PROBLEM STATEMENT → From the first line of the data below through the line bearing "plt.rcParams['lines.scale_dashes'] = False", reproduce each line exactly; do not include pictures.

## Begin DATA LINES

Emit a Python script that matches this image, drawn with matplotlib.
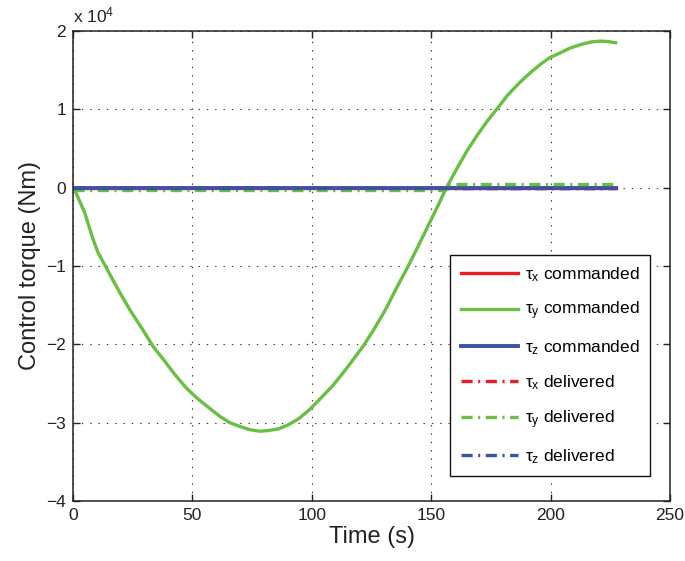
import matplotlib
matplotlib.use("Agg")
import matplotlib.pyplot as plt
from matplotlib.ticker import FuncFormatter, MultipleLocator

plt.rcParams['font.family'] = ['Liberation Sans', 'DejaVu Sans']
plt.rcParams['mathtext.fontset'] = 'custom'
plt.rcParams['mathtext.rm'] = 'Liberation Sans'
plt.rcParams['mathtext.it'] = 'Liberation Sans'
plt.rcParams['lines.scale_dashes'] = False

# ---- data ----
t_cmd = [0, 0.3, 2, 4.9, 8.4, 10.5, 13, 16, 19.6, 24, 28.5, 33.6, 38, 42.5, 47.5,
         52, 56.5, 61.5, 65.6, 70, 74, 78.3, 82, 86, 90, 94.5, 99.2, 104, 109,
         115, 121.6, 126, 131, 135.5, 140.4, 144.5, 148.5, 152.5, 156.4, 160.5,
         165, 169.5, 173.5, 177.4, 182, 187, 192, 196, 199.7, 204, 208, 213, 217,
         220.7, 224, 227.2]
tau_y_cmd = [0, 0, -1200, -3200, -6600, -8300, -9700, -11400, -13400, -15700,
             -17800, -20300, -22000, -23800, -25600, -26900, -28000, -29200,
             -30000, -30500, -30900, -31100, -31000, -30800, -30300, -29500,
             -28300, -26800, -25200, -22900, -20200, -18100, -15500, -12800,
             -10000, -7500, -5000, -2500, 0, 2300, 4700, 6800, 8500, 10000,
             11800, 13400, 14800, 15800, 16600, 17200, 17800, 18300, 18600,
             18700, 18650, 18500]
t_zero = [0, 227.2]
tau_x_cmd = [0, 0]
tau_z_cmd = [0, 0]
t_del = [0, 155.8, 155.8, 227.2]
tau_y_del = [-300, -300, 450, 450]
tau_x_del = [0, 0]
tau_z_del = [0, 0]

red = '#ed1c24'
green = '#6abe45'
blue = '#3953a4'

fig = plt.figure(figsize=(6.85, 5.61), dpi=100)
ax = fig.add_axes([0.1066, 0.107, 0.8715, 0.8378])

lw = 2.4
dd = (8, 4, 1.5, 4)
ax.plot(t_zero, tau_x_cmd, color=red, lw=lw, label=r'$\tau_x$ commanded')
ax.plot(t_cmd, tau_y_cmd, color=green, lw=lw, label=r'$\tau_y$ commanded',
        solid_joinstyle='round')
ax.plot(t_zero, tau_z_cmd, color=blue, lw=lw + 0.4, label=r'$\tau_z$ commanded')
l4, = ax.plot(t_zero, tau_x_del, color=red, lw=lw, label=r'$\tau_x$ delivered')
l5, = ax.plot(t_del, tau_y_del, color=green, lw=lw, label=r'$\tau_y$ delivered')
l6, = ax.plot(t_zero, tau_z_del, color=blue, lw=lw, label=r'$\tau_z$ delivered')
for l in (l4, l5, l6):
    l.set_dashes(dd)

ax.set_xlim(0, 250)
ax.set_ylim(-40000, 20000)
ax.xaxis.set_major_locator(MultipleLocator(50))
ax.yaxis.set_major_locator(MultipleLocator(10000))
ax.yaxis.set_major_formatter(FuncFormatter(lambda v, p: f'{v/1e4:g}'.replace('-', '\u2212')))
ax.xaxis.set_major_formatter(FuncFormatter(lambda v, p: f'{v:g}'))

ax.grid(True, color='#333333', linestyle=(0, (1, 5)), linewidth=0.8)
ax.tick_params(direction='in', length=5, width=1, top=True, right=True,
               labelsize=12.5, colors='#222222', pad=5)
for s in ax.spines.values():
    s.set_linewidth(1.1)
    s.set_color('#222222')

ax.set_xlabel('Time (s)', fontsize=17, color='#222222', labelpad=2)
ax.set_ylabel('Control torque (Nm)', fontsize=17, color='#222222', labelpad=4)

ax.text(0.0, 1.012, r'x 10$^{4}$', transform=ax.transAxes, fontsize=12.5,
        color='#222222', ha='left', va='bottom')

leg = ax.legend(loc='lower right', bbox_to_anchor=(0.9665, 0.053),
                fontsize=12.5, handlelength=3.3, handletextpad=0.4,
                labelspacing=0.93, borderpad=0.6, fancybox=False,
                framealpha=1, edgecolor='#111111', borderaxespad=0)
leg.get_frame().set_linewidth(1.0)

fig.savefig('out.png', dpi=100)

## End DATA LINES

SOLUTION FOR THIS PROBLEM →
Emit a Python script that matches this image, drawn with matplotlib.
import matplotlib
matplotlib.use("Agg")
import matplotlib.pyplot as plt
from matplotlib.ticker import FuncFormatter, MultipleLocator

plt.rcParams['font.family'] = ['Liberation Sans', 'DejaVu Sans']
plt.rcParams['mathtext.fontset'] = 'custom'
plt.rcParams['mathtext.rm'] = 'Liberation Sans'
plt.rcParams['mathtext.it'] = 'Liberation Sans'
plt.rcParams['lines.scale_dashes'] = False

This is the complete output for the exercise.